- YOUR GOAL
Nothing outside the lines from the one containing "Output the web" through the one containing "ctx.fillText(name, 0, 0);" should be copied, and no pictures either. Copy those lines exactly.

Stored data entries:
>> BEGIN

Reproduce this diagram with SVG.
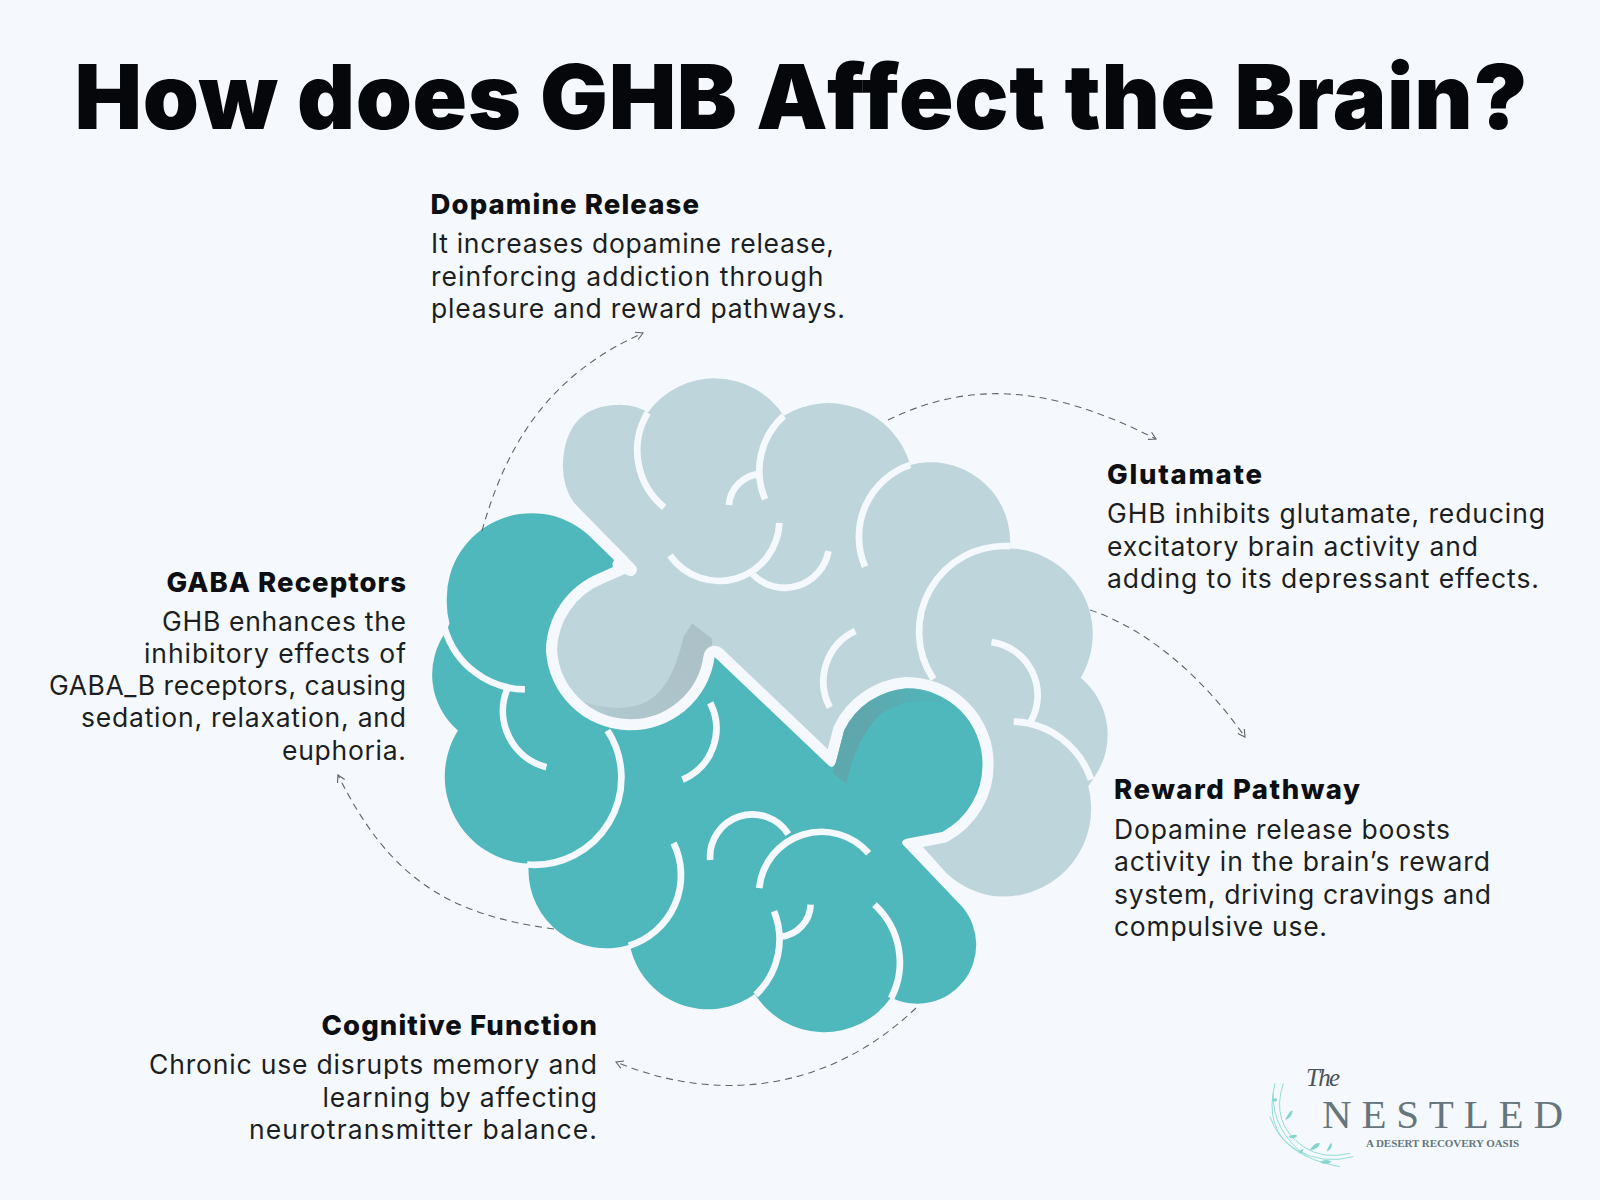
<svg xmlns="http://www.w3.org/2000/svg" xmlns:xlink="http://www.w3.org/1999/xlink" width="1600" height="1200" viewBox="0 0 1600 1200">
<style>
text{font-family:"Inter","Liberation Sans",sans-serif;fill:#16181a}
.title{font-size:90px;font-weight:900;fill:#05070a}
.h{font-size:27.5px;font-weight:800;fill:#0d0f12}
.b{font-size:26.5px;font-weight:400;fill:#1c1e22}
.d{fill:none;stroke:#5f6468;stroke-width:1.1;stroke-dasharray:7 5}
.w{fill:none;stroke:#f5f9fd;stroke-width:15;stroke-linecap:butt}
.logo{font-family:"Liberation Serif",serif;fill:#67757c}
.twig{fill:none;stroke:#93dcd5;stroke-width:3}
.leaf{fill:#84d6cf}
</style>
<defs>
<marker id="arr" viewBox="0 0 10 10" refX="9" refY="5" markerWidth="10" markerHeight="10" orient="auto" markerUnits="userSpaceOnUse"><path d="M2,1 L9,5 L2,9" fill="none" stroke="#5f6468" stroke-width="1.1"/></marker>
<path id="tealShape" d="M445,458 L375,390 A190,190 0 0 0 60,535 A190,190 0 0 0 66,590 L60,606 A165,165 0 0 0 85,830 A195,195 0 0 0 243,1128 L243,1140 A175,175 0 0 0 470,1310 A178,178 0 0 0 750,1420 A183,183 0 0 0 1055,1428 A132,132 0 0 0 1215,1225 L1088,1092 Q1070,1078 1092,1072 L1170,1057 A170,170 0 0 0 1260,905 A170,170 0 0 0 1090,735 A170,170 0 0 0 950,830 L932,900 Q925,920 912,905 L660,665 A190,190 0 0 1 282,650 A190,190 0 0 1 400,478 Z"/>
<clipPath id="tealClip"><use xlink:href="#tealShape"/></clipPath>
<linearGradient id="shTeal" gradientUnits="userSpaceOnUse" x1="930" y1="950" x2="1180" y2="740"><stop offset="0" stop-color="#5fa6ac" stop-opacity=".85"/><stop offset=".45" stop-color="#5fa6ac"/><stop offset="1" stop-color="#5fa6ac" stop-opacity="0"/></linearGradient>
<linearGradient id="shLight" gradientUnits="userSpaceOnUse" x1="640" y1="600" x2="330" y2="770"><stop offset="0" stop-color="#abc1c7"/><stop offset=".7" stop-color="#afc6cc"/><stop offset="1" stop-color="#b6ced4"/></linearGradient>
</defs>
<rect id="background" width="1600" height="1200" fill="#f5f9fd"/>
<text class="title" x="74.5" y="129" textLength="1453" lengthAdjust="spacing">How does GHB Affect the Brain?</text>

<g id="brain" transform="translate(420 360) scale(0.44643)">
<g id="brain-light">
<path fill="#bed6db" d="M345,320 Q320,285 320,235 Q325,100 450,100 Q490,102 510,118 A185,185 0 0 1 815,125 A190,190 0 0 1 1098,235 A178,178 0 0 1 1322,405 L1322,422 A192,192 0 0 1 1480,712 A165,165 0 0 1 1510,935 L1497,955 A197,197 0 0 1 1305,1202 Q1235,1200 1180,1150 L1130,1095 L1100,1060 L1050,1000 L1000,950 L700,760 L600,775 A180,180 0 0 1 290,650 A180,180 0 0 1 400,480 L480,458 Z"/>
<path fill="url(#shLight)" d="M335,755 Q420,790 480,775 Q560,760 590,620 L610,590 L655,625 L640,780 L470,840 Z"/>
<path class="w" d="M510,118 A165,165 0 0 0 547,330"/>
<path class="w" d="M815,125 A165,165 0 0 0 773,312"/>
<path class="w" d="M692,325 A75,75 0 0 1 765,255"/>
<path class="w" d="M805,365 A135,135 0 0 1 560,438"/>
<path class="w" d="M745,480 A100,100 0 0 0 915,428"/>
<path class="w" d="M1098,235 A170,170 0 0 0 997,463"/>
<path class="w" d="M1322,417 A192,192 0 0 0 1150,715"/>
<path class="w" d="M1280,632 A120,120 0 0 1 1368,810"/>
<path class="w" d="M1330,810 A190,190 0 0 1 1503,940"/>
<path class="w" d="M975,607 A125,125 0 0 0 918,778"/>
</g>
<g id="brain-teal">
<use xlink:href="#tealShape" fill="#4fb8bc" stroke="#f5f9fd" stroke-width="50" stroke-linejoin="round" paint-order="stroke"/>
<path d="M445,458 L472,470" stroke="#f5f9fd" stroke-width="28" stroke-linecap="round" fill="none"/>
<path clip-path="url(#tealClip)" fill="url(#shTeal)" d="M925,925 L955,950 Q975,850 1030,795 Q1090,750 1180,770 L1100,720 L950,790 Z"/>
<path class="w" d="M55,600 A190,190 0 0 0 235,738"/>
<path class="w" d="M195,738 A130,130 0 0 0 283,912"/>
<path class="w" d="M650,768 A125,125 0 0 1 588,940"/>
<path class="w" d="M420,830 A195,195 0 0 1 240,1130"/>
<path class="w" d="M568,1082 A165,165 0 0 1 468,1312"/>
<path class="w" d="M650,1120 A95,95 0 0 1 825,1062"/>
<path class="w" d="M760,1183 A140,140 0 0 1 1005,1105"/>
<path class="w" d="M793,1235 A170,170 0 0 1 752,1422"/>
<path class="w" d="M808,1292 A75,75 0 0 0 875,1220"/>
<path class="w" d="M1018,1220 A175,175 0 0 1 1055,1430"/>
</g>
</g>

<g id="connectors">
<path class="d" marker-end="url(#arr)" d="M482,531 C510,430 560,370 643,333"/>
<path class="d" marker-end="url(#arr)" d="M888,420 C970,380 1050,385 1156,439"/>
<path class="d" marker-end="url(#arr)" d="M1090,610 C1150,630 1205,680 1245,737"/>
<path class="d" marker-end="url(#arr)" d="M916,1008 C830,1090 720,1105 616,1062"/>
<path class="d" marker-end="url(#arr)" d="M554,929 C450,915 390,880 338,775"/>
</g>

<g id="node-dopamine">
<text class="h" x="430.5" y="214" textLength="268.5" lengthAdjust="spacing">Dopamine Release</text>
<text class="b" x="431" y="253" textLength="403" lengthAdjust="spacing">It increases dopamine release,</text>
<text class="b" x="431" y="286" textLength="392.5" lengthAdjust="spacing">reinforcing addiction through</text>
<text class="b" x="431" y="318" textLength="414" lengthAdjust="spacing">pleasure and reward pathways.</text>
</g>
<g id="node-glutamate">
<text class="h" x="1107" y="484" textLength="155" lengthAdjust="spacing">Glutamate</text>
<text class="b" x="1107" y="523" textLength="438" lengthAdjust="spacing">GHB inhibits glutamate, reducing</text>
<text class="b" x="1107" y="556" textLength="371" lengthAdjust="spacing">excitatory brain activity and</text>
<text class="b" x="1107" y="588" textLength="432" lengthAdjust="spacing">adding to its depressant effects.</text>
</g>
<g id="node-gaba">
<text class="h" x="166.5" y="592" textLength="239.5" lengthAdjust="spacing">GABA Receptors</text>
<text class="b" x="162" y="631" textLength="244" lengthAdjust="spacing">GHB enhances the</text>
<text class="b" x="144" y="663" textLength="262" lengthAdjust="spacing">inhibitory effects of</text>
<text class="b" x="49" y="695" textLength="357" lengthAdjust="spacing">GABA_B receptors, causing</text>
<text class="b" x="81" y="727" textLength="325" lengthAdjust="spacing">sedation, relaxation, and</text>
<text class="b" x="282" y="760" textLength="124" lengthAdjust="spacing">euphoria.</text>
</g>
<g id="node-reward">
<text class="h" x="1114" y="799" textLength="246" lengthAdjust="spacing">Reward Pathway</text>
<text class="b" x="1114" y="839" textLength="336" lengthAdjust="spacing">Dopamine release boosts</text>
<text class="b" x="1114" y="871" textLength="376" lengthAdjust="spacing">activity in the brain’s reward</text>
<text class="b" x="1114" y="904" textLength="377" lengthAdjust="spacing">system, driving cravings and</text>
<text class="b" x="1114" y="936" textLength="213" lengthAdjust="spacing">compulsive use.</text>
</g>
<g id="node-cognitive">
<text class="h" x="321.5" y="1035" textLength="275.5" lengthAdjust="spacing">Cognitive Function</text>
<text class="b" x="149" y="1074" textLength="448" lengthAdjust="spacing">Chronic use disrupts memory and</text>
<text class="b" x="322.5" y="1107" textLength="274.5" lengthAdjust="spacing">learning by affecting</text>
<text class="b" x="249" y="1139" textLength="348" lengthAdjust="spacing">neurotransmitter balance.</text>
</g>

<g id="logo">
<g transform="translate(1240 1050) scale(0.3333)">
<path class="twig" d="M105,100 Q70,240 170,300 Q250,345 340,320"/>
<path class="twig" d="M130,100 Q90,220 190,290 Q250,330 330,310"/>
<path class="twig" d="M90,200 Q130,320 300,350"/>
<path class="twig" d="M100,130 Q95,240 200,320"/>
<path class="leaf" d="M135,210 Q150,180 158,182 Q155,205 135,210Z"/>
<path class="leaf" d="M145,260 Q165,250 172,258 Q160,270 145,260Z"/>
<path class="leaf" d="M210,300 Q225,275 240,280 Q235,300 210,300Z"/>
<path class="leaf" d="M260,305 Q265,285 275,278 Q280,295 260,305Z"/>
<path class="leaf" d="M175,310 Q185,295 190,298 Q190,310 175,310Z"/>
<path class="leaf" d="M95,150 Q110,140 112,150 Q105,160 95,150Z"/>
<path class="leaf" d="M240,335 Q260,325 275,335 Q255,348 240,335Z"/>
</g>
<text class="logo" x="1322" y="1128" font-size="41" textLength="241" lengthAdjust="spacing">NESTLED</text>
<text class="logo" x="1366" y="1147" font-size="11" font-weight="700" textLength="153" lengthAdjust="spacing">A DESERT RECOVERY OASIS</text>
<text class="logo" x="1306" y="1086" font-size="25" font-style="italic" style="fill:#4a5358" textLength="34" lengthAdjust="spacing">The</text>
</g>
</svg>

>> END
>> BEGIN

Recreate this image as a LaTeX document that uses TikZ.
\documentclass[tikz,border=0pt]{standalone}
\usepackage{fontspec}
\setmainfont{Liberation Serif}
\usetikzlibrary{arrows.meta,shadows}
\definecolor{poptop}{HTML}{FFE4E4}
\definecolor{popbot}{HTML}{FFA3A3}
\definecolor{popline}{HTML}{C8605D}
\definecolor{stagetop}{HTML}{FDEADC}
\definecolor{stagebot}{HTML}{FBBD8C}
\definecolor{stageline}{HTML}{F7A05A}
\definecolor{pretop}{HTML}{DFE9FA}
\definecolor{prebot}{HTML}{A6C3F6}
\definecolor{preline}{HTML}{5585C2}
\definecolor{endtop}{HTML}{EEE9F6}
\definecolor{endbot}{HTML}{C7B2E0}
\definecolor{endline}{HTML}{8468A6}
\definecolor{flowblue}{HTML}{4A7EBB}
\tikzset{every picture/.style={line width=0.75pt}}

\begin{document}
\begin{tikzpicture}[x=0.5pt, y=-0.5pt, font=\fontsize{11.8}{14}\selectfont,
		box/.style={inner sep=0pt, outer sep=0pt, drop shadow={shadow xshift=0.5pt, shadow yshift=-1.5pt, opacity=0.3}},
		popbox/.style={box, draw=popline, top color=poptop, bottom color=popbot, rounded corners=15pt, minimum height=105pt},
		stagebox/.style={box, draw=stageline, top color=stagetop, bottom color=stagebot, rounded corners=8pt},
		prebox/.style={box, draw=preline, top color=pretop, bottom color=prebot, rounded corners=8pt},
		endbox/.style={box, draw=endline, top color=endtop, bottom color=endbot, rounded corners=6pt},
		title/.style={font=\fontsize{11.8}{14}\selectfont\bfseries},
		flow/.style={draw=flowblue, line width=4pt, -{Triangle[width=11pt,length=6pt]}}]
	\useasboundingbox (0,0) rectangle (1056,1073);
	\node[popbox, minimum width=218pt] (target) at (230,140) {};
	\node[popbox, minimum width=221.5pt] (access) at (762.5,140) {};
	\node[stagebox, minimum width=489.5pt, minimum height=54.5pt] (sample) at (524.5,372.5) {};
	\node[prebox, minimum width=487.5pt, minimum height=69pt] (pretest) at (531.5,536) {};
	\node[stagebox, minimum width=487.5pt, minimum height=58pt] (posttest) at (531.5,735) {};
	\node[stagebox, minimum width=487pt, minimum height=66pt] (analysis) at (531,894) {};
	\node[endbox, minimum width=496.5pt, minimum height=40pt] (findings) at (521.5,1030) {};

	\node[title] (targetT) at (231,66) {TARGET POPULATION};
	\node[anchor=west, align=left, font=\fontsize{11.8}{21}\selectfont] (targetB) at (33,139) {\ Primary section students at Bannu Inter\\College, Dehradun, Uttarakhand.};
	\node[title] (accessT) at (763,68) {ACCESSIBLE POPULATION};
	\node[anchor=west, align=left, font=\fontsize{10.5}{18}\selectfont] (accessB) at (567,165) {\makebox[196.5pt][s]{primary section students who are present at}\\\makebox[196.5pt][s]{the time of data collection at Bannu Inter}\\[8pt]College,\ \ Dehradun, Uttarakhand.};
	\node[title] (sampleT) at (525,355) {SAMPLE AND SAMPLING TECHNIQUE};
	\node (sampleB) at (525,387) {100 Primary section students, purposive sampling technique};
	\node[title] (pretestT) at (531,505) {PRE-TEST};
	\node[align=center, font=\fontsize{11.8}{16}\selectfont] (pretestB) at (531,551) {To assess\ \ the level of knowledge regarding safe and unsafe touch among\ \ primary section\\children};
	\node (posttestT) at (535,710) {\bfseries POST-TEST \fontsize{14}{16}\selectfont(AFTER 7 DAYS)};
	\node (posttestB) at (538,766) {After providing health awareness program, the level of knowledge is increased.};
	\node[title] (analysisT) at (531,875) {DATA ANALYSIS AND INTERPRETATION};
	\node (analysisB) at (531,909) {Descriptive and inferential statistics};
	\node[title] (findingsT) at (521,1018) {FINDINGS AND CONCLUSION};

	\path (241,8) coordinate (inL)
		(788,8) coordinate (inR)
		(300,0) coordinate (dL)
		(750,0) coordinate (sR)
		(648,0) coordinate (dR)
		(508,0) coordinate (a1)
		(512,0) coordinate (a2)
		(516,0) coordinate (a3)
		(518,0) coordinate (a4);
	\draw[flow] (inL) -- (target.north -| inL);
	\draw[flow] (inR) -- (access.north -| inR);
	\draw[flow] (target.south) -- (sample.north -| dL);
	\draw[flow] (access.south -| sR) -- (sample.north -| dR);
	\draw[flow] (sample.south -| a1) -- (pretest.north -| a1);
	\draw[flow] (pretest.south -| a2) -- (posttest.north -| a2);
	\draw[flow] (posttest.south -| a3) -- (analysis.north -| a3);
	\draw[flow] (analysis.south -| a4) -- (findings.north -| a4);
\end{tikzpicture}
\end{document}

>> END
>> BEGIN

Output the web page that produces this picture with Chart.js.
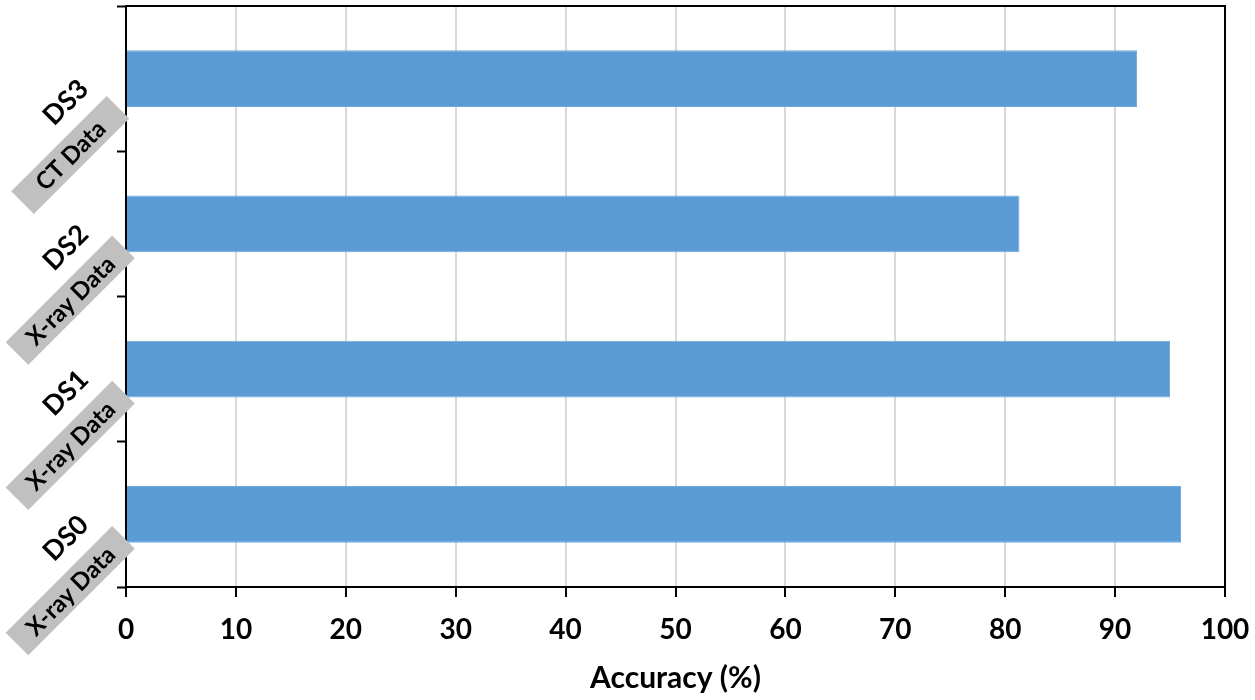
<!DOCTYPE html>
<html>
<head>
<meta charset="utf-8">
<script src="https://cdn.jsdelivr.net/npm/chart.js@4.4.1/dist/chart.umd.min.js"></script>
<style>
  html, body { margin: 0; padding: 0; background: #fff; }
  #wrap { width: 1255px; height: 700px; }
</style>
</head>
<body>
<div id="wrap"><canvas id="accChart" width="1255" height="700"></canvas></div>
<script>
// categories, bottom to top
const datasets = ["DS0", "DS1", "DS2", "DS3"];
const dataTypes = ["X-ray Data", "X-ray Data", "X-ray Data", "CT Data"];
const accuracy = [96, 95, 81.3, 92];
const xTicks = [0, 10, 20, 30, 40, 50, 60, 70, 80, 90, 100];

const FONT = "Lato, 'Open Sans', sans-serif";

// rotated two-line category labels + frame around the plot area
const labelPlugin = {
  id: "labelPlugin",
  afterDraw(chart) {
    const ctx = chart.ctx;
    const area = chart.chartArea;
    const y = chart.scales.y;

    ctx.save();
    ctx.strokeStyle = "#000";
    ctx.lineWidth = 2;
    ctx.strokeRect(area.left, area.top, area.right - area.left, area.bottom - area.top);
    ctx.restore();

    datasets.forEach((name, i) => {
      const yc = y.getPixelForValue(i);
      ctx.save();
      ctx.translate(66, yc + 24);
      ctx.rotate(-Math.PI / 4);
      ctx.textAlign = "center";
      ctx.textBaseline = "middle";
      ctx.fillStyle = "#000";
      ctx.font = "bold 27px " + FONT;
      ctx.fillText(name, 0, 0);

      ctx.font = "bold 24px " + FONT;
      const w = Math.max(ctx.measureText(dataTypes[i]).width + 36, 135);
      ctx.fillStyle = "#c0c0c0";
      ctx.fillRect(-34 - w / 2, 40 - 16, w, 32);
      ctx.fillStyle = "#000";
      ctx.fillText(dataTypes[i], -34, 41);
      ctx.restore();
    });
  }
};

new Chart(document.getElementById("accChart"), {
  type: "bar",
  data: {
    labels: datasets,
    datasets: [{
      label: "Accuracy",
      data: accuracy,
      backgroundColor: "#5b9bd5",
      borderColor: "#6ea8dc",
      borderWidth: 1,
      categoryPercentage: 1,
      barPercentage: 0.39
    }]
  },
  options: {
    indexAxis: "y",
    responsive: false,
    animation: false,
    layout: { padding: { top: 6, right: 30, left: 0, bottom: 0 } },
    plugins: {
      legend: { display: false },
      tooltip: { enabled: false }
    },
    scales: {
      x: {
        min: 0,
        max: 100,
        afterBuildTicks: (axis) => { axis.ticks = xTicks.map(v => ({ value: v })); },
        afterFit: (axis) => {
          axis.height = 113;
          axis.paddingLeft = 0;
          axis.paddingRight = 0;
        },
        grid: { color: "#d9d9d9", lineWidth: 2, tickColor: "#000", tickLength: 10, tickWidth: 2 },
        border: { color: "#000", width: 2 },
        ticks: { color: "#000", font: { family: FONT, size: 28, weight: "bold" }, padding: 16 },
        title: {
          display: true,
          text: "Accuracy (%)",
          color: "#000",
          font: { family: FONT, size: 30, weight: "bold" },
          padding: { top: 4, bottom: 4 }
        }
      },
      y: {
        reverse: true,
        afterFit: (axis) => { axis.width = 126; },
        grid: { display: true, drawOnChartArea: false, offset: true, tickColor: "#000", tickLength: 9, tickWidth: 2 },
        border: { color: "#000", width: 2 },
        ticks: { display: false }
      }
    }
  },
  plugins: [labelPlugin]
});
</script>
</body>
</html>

>> END

- RESULT
Output the web page that produces this picture with Chart.js.
<!DOCTYPE html>
<html>
<head>
<meta charset="utf-8">
<script src="https://cdn.jsdelivr.net/npm/chart.js@4.4.1/dist/chart.umd.min.js"></script>
<style>
  html, body { margin: 0; padding: 0; background: #fff; }
  #wrap { width: 1255px; height: 700px; }
</style>
</head>
<body>
<div id="wrap"><canvas id="accChart" width="1255" height="700"></canvas></div>
<script>
// categories, bottom to top
const datasets = ["DS0", "DS1", "DS2", "DS3"];
const dataTypes = ["X-ray Data", "X-ray Data", "X-ray Data", "CT Data"];
const accuracy = [96, 95, 81.3, 92];
const xTicks = [0, 10, 20, 30, 40, 50, 60, 70, 80, 90, 100];

const FONT = "Lato, 'Open Sans', sans-serif";

// rotated two-line category labels + frame around the plot area
const labelPlugin = {
  id: "labelPlugin",
  afterDraw(chart) {
    const ctx = chart.ctx;
    const area = chart.chartArea;
    const y = chart.scales.y;

    ctx.save();
    ctx.strokeStyle = "#000";
    ctx.lineWidth = 2;
    ctx.strokeRect(area.left, area.top, area.right - area.left, area.bottom - area.top);
    ctx.restore();

    datasets.forEach((name, i) => {
      const yc = y.getPixelForValue(i);
      ctx.save();
      ctx.translate(66, yc + 24);
      ctx.rotate(-Math.PI / 4);
      ctx.textAlign = "center";
      ctx.textBaseline = "middle";
      ctx.fillStyle = "#000";
      ctx.font = "bold 27px " + FONT;
      ctx.fillText(name, 0, 0);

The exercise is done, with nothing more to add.